__Brief__
All of the data should be repeated exactly; pictures are not part of the copy.

__Available data__

----

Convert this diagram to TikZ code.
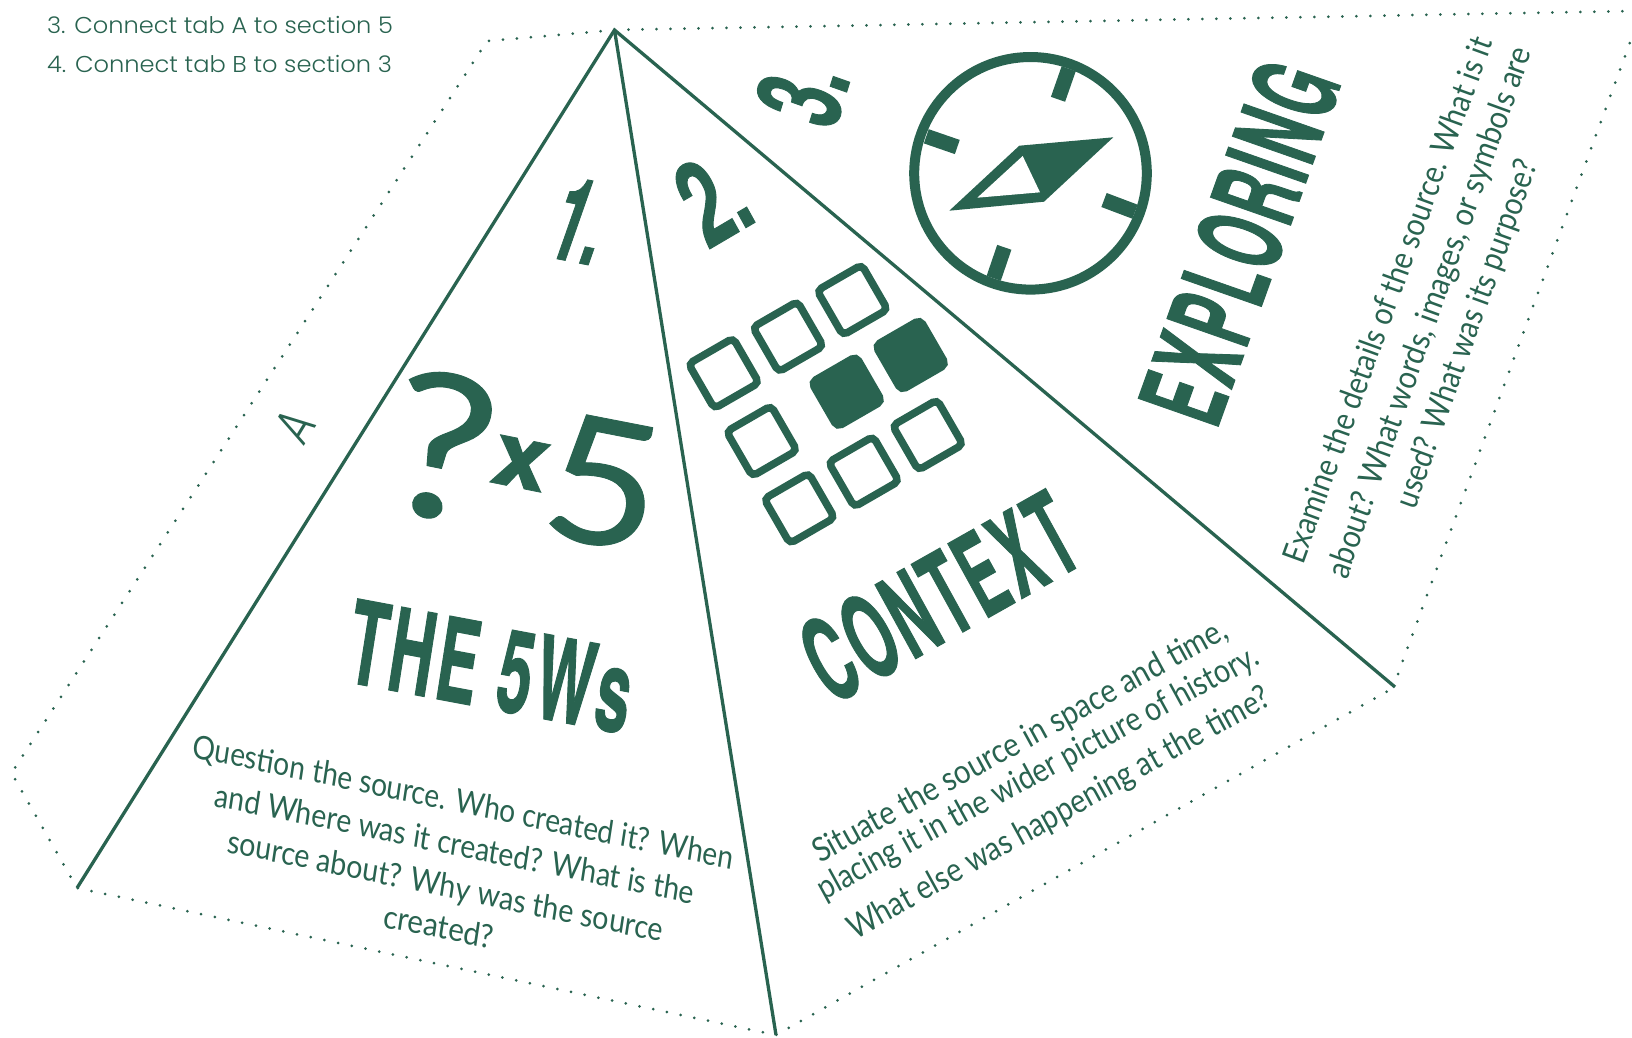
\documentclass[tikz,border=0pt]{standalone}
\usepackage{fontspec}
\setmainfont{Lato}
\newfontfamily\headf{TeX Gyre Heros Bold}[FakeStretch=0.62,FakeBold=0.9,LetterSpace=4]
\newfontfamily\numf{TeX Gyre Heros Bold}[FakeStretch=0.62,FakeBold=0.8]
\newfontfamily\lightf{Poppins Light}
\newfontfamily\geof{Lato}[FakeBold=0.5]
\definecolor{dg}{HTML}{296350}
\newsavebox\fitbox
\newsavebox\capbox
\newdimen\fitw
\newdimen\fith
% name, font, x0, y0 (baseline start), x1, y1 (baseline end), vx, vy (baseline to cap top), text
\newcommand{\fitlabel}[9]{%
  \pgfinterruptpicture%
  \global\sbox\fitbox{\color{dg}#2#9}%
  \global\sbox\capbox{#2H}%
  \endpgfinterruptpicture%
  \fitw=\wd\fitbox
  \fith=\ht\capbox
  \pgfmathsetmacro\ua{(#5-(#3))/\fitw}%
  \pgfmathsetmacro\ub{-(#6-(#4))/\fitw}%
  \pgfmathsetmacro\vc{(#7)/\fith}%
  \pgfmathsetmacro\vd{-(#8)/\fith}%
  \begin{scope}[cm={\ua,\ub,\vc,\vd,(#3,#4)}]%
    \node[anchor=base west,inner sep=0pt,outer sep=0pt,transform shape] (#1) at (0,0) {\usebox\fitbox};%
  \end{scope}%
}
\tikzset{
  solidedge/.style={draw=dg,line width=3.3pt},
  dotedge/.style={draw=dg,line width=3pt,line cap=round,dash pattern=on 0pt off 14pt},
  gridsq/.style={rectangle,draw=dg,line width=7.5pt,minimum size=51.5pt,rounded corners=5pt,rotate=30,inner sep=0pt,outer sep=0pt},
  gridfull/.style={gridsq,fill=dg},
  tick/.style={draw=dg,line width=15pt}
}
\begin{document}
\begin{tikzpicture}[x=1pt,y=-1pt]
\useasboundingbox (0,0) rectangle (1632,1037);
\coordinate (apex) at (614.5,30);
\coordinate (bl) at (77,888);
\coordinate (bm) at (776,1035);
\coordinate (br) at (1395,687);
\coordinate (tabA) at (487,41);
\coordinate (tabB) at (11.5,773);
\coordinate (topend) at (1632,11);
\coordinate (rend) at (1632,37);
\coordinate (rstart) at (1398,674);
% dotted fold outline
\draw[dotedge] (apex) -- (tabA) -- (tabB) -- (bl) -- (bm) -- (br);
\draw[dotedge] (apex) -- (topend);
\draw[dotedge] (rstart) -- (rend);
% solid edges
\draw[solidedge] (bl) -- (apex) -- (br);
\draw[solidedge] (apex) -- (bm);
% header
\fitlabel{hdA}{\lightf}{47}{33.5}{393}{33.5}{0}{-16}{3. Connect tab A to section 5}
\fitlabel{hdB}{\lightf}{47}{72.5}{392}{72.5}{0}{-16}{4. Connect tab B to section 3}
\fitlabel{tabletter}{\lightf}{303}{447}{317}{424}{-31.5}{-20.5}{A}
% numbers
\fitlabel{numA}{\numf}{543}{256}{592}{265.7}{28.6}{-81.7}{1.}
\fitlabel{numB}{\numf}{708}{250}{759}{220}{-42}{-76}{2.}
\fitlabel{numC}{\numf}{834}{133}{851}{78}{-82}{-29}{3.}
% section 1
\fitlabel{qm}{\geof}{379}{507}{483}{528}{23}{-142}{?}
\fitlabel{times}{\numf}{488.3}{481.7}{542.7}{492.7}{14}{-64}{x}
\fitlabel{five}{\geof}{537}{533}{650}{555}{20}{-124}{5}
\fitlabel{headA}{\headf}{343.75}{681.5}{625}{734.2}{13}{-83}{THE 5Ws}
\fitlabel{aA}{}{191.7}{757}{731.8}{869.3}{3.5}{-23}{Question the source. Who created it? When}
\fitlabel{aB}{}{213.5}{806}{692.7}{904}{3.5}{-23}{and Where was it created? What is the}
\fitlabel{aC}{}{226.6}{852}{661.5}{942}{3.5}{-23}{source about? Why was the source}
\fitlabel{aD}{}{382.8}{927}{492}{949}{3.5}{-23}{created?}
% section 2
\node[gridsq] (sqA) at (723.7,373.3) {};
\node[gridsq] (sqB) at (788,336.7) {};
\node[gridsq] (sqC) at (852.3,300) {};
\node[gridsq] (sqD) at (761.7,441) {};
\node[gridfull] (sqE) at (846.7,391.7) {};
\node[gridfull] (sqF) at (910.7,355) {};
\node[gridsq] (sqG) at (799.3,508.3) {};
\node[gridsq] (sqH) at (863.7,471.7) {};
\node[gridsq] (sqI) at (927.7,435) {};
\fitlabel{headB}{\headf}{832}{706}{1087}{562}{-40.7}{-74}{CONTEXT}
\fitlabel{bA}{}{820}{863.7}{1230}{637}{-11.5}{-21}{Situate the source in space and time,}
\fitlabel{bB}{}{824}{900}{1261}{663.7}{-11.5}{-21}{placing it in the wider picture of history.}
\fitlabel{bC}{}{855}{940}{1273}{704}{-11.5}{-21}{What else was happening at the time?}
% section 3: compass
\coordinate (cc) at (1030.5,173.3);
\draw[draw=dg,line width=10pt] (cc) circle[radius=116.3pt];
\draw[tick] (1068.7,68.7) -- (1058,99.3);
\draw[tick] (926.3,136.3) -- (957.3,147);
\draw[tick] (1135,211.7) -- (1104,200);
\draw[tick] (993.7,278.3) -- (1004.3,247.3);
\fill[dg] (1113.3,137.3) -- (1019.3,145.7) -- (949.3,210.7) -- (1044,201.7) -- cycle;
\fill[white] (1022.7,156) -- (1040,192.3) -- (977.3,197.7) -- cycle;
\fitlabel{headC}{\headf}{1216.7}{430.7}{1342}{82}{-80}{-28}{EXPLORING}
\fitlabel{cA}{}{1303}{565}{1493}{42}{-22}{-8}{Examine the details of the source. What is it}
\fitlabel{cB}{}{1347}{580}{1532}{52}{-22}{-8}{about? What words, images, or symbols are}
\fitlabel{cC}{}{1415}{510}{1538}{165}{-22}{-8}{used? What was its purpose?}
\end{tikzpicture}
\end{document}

----

__Final answer__
Convert this diagram to TikZ code.
\documentclass[tikz,border=0pt]{standalone}
\usepackage{fontspec}
\setmainfont{Lato}
\newfontfamily\headf{TeX Gyre Heros Bold}[FakeStretch=0.62,FakeBold=0.9,LetterSpace=4]
\newfontfamily\numf{TeX Gyre Heros Bold}[FakeStretch=0.62,FakeBold=0.8]
\newfontfamily\lightf{Poppins Light}
\newfontfamily\geof{Lato}[FakeBold=0.5]
\definecolor{dg}{HTML}{296350}
\newsavebox\fitbox
\newsavebox\capbox
\newdimen\fitw
\newdimen\fith
% name, font, x0, y0 (baseline start), x1, y1 (baseline end), vx, vy (baseline to cap top), text
\newcommand{\fitlabel}[9]{%
  \pgfinterruptpicture%
  \global\sbox\fitbox{\color{dg}#2#9}%
  \global\sbox\capbox{#2H}%
  \endpgfinterruptpicture%
  \fitw=\wd\fitbox
  \fith=\ht\capbox
  \pgfmathsetmacro\ua{(#5-(#3))/\fitw}%
  \pgfmathsetmacro\ub{-(#6-(#4))/\fitw}%
  \pgfmathsetmacro\vc{(#7)/\fith}%
  \pgfmathsetmacro\vd{-(#8)/\fith}%
  \begin{scope}[cm={\ua,\ub,\vc,\vd,(#3,#4)}]%
    \node[anchor=base west,inner sep=0pt,outer sep=0pt,transform shape] (#1) at (0,0) {\usebox\fitbox};%
  \end{scope}%
}
\tikzset{
  solidedge/.style={draw=dg,line width=3.3pt},
  dotedge/.style={draw=dg,line width=3pt,line cap=round,dash pattern=on 0pt off 14pt},
  gridsq/.style={rectangle,draw=dg,line width=7.5pt,minimum size=51.5pt,rounded corners=5pt,rotate=30,inner sep=0pt,outer sep=0pt},
  gridfull/.style={gridsq,fill=dg},
  tick/.style={draw=dg,line width=15pt}
}
\begin{document}
\begin{tikzpicture}[x=1pt,y=-1pt]
\useasboundingbox (0,0) rectangle (1632,1037);
\coordinate (apex) at (614.5,30);
\coordinate (bl) at (77,888);
\coordinate (bm) at (776,1035);
\coordinate (br) at (1395,687);
\coordinate (tabA) at (487,41);
\coordinate (tabB) at (11.5,773);
\coordinate (topend) at (1632,11);
\coordinate (rend) at (1632,37);
\coordinate (rstart) at (1398,674);
% dotted fold outline
\draw[dotedge] (apex) -- (tabA) -- (tabB) -- (bl) -- (bm) -- (br);
\draw[dotedge] (apex) -- (topend);
\draw[dotedge] (rstart) -- (rend);
% solid edges
\draw[solidedge] (bl) -- (apex) -- (br);
\draw[solidedge] (apex) -- (bm);
% header
\fitlabel{hdA}{\lightf}{47}{33.5}{393}{33.5}{0}{-16}{3. Connect tab A to section 5}
\fitlabel{hdB}{\lightf}{47}{72.5}{392}{72.5}{0}{-16}{4. Connect tab B to section 3}
\fitlabel{tabletter}{\lightf}{303}{447}{317}{424}{-31.5}{-20.5}{A}
% numbers
\fitlabel{numA}{\numf}{543}{256}{592}{265.7}{28.6}{-81.7}{1.}
\fitlabel{numB}{\numf}{708}{250}{759}{220}{-42}{-76}{2.}
\fitlabel{numC}{\numf}{834}{133}{851}{78}{-82}{-29}{3.}
% section 1
\fitlabel{qm}{\geof}{379}{507}{483}{528}{23}{-142}{?}
\fitlabel{times}{\numf}{488.3}{481.7}{542.7}{492.7}{14}{-64}{x}
\fitlabel{five}{\geof}{537}{533}{650}{555}{20}{-124}{5}
\fitlabel{headA}{\headf}{343.75}{681.5}{625}{734.2}{13}{-83}{THE 5Ws}
\fitlabel{aA}{}{191.7}{757}{731.8}{869.3}{3.5}{-23}{Question the source. Who created it? When}
\fitlabel{aB}{}{213.5}{806}{692.7}{904}{3.5}{-23}{and Where was it created? What is the}
\fitlabel{aC}{}{226.6}{852}{661.5}{942}{3.5}{-23}{source about? Why was the source}
\fitlabel{aD}{}{382.8}{927}{492}{949}{3.5}{-23}{created?}
% section 2
\node[gridsq] (sqA) at (723.7,373.3) {};
\node[gridsq] (sqB) at (788,336.7) {};
\node[gridsq] (sqC) at (852.3,300) {};
\node[gridsq] (sqD) at (761.7,441) {};
\node[gridfull] (sqE) at (846.7,391.7) {};
\node[gridfull] (sqF) at (910.7,355) {};
\node[gridsq] (sqG) at (799.3,508.3) {};
\node[gridsq] (sqH) at (863.7,471.7) {};
\node[gridsq] (sqI) at (927.7,435) {};
\fitlabel{headB}{\headf}{832}{706}{1087}{562}{-40.7}{-74}{CONTEXT}
\fitlabel{bA}{}{820}{863.7}{1230}{637}{-11.5}{-21}{Situate the source in space and time,}
\fitlabel{bB}{}{824}{900}{1261}{663.7}{-11.5}{-21}{placing it in the wider picture of history.}
\fitlabel{bC}{}{855}{940}{1273}{704}{-11.5}{-21}{What else was happening at the time?}
% section 3: compass
\coordinate (cc) at (1030.5,173.3);
\draw[draw=dg,line width=10pt] (cc) circle[radius=116.3pt];
\draw[tick] (1068.7,68.7) -- (1058,99.3);
\draw[tick] (926.3,136.3) -- (957.3,147);
\draw[tick] (1135,211.7) -- (1104,200);
\draw[tick] (993.7,278.3) -- (1004.3,247.3);
\fill[dg] (1113.3,137.3) -- (1019.3,145.7) -- (949.3,210.7) -- (1044,201.7) -- cycle;
\fill[white] (1022.7,156) -- (1040,192.3) -- (977.3,197.7) -- cycle;
\fitlabel{headC}{\headf}{1216.7}{430.7}{1342}{82}{-80}{-28}{EXPLORING}
\fitlabel{cA}{}{1303}{565}{1493}{42}{-22}{-8}{Examine the details of the source. What is it}
\fitlabel{cB}{}{1347}{580}{1532}{52}{-22}{-8}{about? What words, images, or symbols are}
\fitlabel{cC}{}{1415}{510}{1538}{165}{-22}{-8}{used? What was its purpose?}
\end{tikzpicture}
\end{document}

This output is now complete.